■ Given task
Omit all images. Transcribe the rest of the material below exactly.

■ Data
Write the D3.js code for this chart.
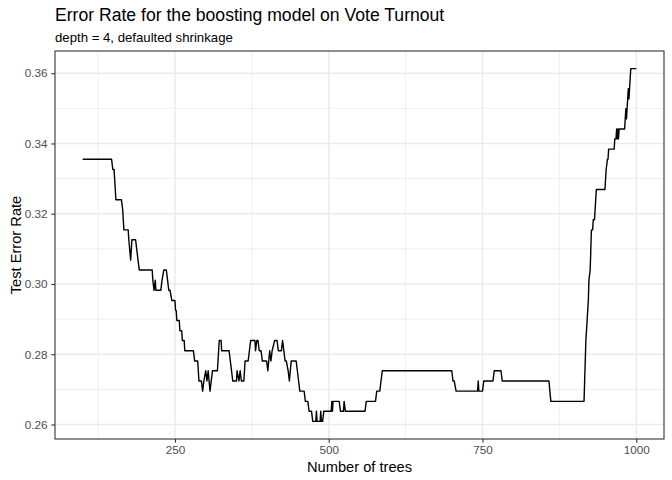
<!DOCTYPE html>
<html>
<head>
<meta charset="utf-8">
<script src="https://cdn.jsdelivr.net/npm/d3@7/dist/d3.min.js"></script>
<style>
  html, body { margin: 0; padding: 0; background: #ffffff; }
  svg { display: block; }
  text { font-family: "Liberation Sans", Arial, Helvetica, sans-serif; }
</style>
</head>
<body>
<script>
// ---- data ----
const trees = [
  100,147,149,151,152,153,154,163,165,166,
  167,174,175,178,179,180,186,188,190,192,
  213,214,216,218,219,227,229,232,236,238,
  240,242,245,250,251,252,253,257,258,261,
  262,265,266,280,282,287,289,293,295,297,
  300,302,304,307,311,319,322,325,326,338,
  340,344,350,351,354,356,358,362,364,369,
  371,373,380,381,383,385,387,390,392,399,
  401,404,406,408,412,416,418,423,425,427,
  429,431,434,436,439,447,449,451,453,460,
  462,466,468,472,474,479,480,481,486,487,
  488,490,492,504,505,506,507,517,519,524,
  525,527,559,561,576,578,583,585,587,700,
  702,704,707,742,743,744,750,752,767,769,
  780,782,858,861,915,916,917,918,919,920,
  921,922,923,925,926,927,929,930,932,933,
  934,935,949,950,951,953,954,955,964,965,
  967,968,969,970,971,972,981,982,983,984,
  985,986,987,988,989,990,991,1000
];
const errorRate = [
  .3355,.3355,.3326,.3326,.3298,.3269,.3240,.3240,.3212,.3183,
  .3154,.3154,.3126,.3068,.3097,.3126,.3126,.3097,.3068,.3040,
  .3040,.3011,.2982,.3011,.2982,.2982,.3011,.3040,.3040,.3011,
  .2982,.2982,.2953,.2953,.2925,.2925,.2896,.2896,.2867,.2867,
  .2839,.2839,.2810,.2810,.2781,.2781,.2724,.2724,.2695,.2724,
  .2753,.2724,.2753,.2695,.2753,.2753,.2839,.2839,.2810,.2810,
  .2781,.2724,.2724,.2753,.2724,.2753,.2724,.2724,.2781,.2781,
  .2810,.2839,.2839,.2810,.2839,.2839,.2810,.2810,.2781,.2781,
  .2753,.2810,.2781,.2810,.2839,.2839,.2810,.2810,.2839,.2810,
  .2781,.2781,.2753,.2724,.2781,.2781,.2753,.2724,.2695,.2695,
  .2666,.2666,.2638,.2638,.2609,.2609,.2638,.2609,.2609,.2638,
  .2609,.2609,.2638,.2638,.2666,.2638,.2666,.2666,.2638,.2638,
  .2666,.2638,.2638,.2666,.2666,.2695,.2695,.2724,.2753,.2753,
  .2724,.2724,.2695,.2695,.2724,.2695,.2695,.2724,.2724,.2753,
  .2753,.2724,.2724,.2666,.2666,.2724,.2781,.2839,.2867,.2896,
  .2925,.2953,.3011,.3040,.3097,.3154,.3154,.3183,.3183,.3212,
  .3240,.3269,.3269,.3298,.3326,.3355,.3355,.3384,.3384,.3413,
  .3413,.3441,.3413,.3441,.3413,.3441,.3441,.3470,.3499,.3470,
  .3499,.3527,.3556,.3527,.3556,.3585,.3613,.3613
];
const xTicks = [250, 500, 750, 1000];
const xMinorTicks = [125, 375, 625, 875];
const yTicks = [0.26, 0.28, 0.30, 0.32, 0.34, 0.36];
const yMinorTicks = [0.27, 0.29, 0.31, 0.33, 0.35];
const titleText = "Error Rate for the boosting model on Vote Turnout";
const subtitleText = "depth = 4, defaulted shrinkage";
const xLabel = "Number of trees";
const yLabel = "Test Error Rate";

// ---- layout ----
const W = 672, H = 480;
const panel = { left: 55, right: 664, top: 51, bottom: 439 };

const data = trees.map((t, i) => ({ t: t, e: errorRate[i] }));

function expand(ext) {
  const pad = (ext[1] - ext[0]) * 0.05;
  return [ext[0] - pad, ext[1] + pad];
}

const x = d3.scaleLinear()
  .domain(expand(d3.extent(trees)))
  .range([panel.left, panel.right]);
const y = d3.scaleLinear()
  .domain(expand(d3.extent(errorRate)))
  .range([panel.bottom, panel.top]);

const svg = d3.select("body").append("svg")
  .attr("width", W).attr("height", H)
  .attr("viewBox", `0 0 ${W} ${H}`);

svg.append("rect").attr("width", W).attr("height", H).attr("fill", "#ffffff");

// panel background
svg.append("rect")
  .attr("x", panel.left).attr("y", panel.top)
  .attr("width", panel.right - panel.left)
  .attr("height", panel.bottom - panel.top)
  .attr("fill", "#ffffff");

const grid = svg.append("g");
// minor grid
grid.selectAll(".xminor").data(xMinorTicks).join("line")
  .attr("x1", d => x(d)).attr("x2", d => x(d))
  .attr("y1", panel.top).attr("y2", panel.bottom)
  .attr("stroke", "#EBEBEB").attr("stroke-width", 0.8);
grid.selectAll(".yminor").data(yMinorTicks).join("line")
  .attr("y1", d => y(d)).attr("y2", d => y(d))
  .attr("x1", panel.left).attr("x2", panel.right)
  .attr("stroke", "#EBEBEB").attr("stroke-width", 0.8);
// major grid
grid.selectAll(".xmajor").data(xTicks).join("line")
  .attr("x1", d => x(d)).attr("x2", d => x(d))
  .attr("y1", panel.top).attr("y2", panel.bottom)
  .attr("stroke", "#EBEBEB").attr("stroke-width", 1.5);
grid.selectAll(".ymajor").data(yTicks).join("line")
  .attr("y1", d => y(d)).attr("y2", d => y(d))
  .attr("x1", panel.left).attr("x2", panel.right)
  .attr("stroke", "#EBEBEB").attr("stroke-width", 1.5);

// data line
const line = d3.line().x(d => x(d.t)).y(d => y(d.e));
svg.append("path")
  .datum(data)
  .attr("d", line)
  .attr("fill", "none")
  .attr("stroke", "#000000")
  .attr("stroke-width", 1.4)
  .attr("stroke-linejoin", "round");

// panel border
svg.append("rect")
  .attr("x", panel.left).attr("y", panel.top)
  .attr("width", panel.right - panel.left)
  .attr("height", panel.bottom - panel.top)
  .attr("fill", "none")
  .attr("stroke", "#333333")
  .attr("stroke-width", 1.1);

// axes
const xAxis = d3.axisBottom(x).tickValues(xTicks)
  .tickFormat(d3.format("d")).tickSize(3.7).tickPadding(3.2);
const gx = svg.append("g")
  .attr("transform", `translate(0,${panel.bottom})`)
  .call(xAxis);
const yAxis = d3.axisLeft(y).tickValues(yTicks)
  .tickFormat(d3.format(".2f")).tickSize(3.7).tickPadding(3.8);
const gy = svg.append("g")
  .attr("transform", `translate(${panel.left},0)`)
  .call(yAxis);

[gx, gy].forEach(g => {
  g.select(".domain").remove();
  g.selectAll(".tick line").attr("stroke", "#333333").attr("stroke-width", 1.1);
  g.selectAll(".tick text")
    .attr("fill", "#4D4D4D")
    .attr("font-size", "11.7px")
    .attr("font-family", "Liberation Sans, Arial, sans-serif");
});

// titles
svg.append("text")
  .attr("x", panel.left).attr("y", 20.5)
  .attr("font-size", "17.6px").attr("fill", "#000000")
  .text(titleText);
svg.append("text")
  .attr("x", panel.left).attr("y", 41.5)
  .attr("font-size", "13.2px").attr("fill", "#000000")
  .text(subtitleText);

svg.append("text")
  .attr("x", (panel.left + panel.right) / 2).attr("y", 472)
  .attr("text-anchor", "middle")
  .attr("font-size", "14.67px").attr("fill", "#000000")
  .text(xLabel);
svg.append("text")
  .attr("transform", `translate(20.5,${(panel.top + panel.bottom) / 2}) rotate(-90)`)
  .attr("text-anchor", "middle")
  .attr("font-size", "14.67px").attr("fill", "#000000")
  .text(yLabel);
</script>
</body>
</html>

■ Task output
Write the D3.js code for this chart.
<!DOCTYPE html>
<html>
<head>
<meta charset="utf-8">
<script src="https://cdn.jsdelivr.net/npm/d3@7/dist/d3.min.js"></script>
<style>
  html, body { margin: 0; padding: 0; background: #ffffff; }
  svg { display: block; }
  text { font-family: "Liberation Sans", Arial, Helvetica, sans-serif; }
</style>
</head>
<body>
<script>
// ---- data ----
const trees = [
  100,147,149,151,152,153,154,163,165,166,
  167,174,175,178,179,180,186,188,190,192,
  213,214,216,218,219,227,229,232,236,238,
  240,242,245,250,251,252,253,257,258,261,
  262,265,266,280,282,287,289,293,295,297,
  300,302,304,307,311,319,322,325,326,338,
  340,344,350,351,354,356,358,362,364,369,
  371,373,380,381,383,385,387,390,392,399,
  401,404,406,408,412,416,418,423,425,427,
  429,431,434,436,439,447,449,451,453,460,
  462,466,468,472,474,479,480,481,486,487,
  488,490,492,504,505,506,507,517,519,524,
  525,527,559,561,576,578,583,585,587,700,
  702,704,707,742,743,744,750,752,767,769,
  780,782,858,861,915,916,917,918,919,920,
  921,922,923,925,926,927,929,930,932,933,
  934,935,949,950,951,953,954,955,964,965,
  967,968,969,970,971,972,981,982,983,984,
  985,986,987,988,989,990,991,1000
];
const errorRate = [
  .3355,.3355,.3326,.3326,.3298,.3269,.3240,.3240,.3212,.3183,
  .3154,.3154,.3126,.3068,.3097,.3126,.3126,.3097,.3068,.3040,
  .3040,.3011,.2982,.3011,.2982,.2982,.3011,.3040,.3040,.3011,
  .2982,.2982,.2953,.2953,.2925,.2925,.2896,.2896,.2867,.2867,
  .2839,.2839,.2810,.2810,.2781,.2781,.2724,.2724,.2695,.2724,
  .2753,.2724,.2753,.2695,.2753,.2753,.2839,.2839,.2810,.2810,
  .2781,.2724,.2724,.2753,.2724,.2753,.2724,.2724,.2781,.2781,
  .2810,.2839,.2839,.2810,.2839,.2839,.2810,.2810,.2781,.2781,
  .2753,.2810,.2781,.2810,.2839,.2839,.2810,.2810,.2839,.2810,
  .2781,.2781,.2753,.2724,.2781,.2781,.2753,.2724,.2695,.2695,
  .2666,.2666,.2638,.2638,.2609,.2609,.2638,.2609,.2609,.2638,
  .2609,.2609,.2638,.2638,.2666,.2638,.2666,.2666,.2638,.2638,
  .2666,.2638,.2638,.2666,.2666,.2695,.2695,.2724,.2753,.2753,
  .2724,.2724,.2695,.2695,.2724,.2695,.2695,.2724,.2724,.2753,
  .2753,.2724,.2724,.2666,.2666,.2724,.2781,.2839,.2867,.2896,
  .2925,.2953,.3011,.3040,.3097,.3154,.3154,.3183,.3183,.3212,
  .3240,.3269,.3269,.3298,.3326,.3355,.3355,.3384,.3384,.3413,
  .3413,.3441,.3413,.3441,.3413,.3441,.3441,.3470,.3499,.3470,
  .3499,.3527,.3556,.3527,.3556,.3585,.3613,.3613
];
const xTicks = [250, 500, 750, 1000];
const xMinorTicks = [125, 375, 625, 875];
const yTicks = [0.26, 0.28, 0.30, 0.32, 0.34, 0.36];
const yMinorTicks = [0.27, 0.29, 0.31, 0.33, 0.35];
const titleText = "Error Rate for the boosting model on Vote Turnout";
const subtitleText = "depth = 4, defaulted shrinkage";
const xLabel = "Number of trees";
const yLabel = "Test Error Rate";

// ---- layout ----
const W = 672, H = 480;
const panel = { left: 55, right: 664, top: 51, bottom: 439 };

const data = trees.map((t, i) => ({ t: t, e: errorRate[i] }));

function expand(ext) {
  const pad = (ext[1] - ext[0]) * 0.05;
  return [ext[0] - pad, ext[1] + pad];
}

const x = d3.scaleLinear()
  .domain(expand(d3.extent(trees)))
  .range([panel.left, panel.right]);
const y = d3.scaleLinear()
  .domain(expand(d3.extent(errorRate)))
  .range([panel.bottom, panel.top]);

const svg = d3.select("body").append("svg")
  .attr("width", W).attr("height", H)
  .attr("viewBox", `0 0 ${W} ${H}`);

svg.append("rect").attr("width", W).attr("height", H).attr("fill", "#ffffff");

// panel background
svg.append("rect")
  .attr("x", panel.left).attr("y", panel.top)
  .attr("width", panel.right - panel.left)
  .attr("height", panel.bottom - panel.top)
  .attr("fill", "#ffffff");

const grid = svg.append("g");
// minor grid
grid.selectAll(".xminor").data(xMinorTicks).join("line")
  .attr("x1", d => x(d)).attr("x2", d => x(d))
  .attr("y1", panel.top).attr("y2", panel.bottom)
  .attr("stroke", "#EBEBEB").attr("stroke-width", 0.8);
grid.selectAll(".yminor").data(yMinorTicks).join("line")
  .attr("y1", d => y(d)).attr("y2", d => y(d))
  .attr("x1", panel.left).attr("x2", panel.right)
  .attr("stroke", "#EBEBEB").attr("stroke-width", 0.8);
// major grid
grid.selectAll(".xmajor").data(xTicks).join("line")
  .attr("x1", d => x(d)).attr("x2", d => x(d))
  .attr("y1", panel.top).attr("y2", panel.bottom)
  .attr("stroke", "#EBEBEB").attr("stroke-width", 1.5);
grid.selectAll(".ymajor").data(yTicks).join("line")
  .attr("y1", d => y(d)).attr("y2", d => y(d))
  .attr("x1", panel.left).attr("x2", panel.right)
  .attr("stroke", "#EBEBEB").attr("stroke-width", 1.5);

// data line
const line = d3.line().x(d => x(d.t)).y(d => y(d.e));
svg.append("path")
  .datum(data)
  .attr("d", line)
  .attr("fill", "none")
  .attr("stroke", "#000000")
  .attr("stroke-width", 1.4)
  .attr("stroke-linejoin", "round");

// panel border
svg.append("rect")
  .attr("x", panel.left).attr("y", panel.top)
  .attr("width", panel.right - panel.left)
  .attr("height", panel.bottom - panel.top)
  .attr("fill", "none")
  .attr("stroke", "#333333")
  .attr("stroke-width", 1.1);

// axes
const xAxis = d3.axisBottom(x).tickValues(xTicks)
  .tickFormat(d3.format("d")).tickSize(3.7).tickPadding(3.2);
const gx = svg.append("g")
  .attr("transform", `translate(0,${panel.bottom})`)
  .call(xAxis);
const yAxis = d3.axisLeft(y).tickValues(yTicks)
  .tickFormat(d3.format(".2f")).tickSize(3.7).tickPadding(3.8);
const gy = svg.append("g")
  .attr("transform", `translate(${panel.left},0)`)
  .call(yAxis);

[gx, gy].forEach(g => {
  g.select(".domain").remove();
  g.selectAll(".tick line").attr("stroke", "#333333").attr("stroke-width", 1.1);
  g.selectAll(".tick text")
    .attr("fill", "#4D4D4D")
    .attr("font-size", "11.7px")
    .attr("font-family", "Liberation Sans, Arial, sans-serif");
});

// titles
svg.append("text")
  .attr("x", panel.left).attr("y", 20.5)
  .attr("font-size", "17.6px").attr("fill", "#000000")
  .text(titleText);
svg.append("text")
  .attr("x", panel.left).attr("y", 41.5)
  .attr("font-size", "13.2px").attr("fill", "#000000")
  .text(subtitleText);

svg.append("text")
  .attr("x", (panel.left + panel.right) / 2).attr("y", 472)
  .attr("text-anchor", "middle")
  .attr("font-size", "14.67px").attr("fill", "#000000")
  .text(xLabel);
svg.append("text")
  .attr("transform", `translate(20.5,${(panel.top + panel.bottom) / 2}) rotate(-90)`)
  .attr("text-anchor", "middle")
  .attr("font-size", "14.67px").attr("fill", "#000000")
  .text(yLabel);
</script>
</body>
</html>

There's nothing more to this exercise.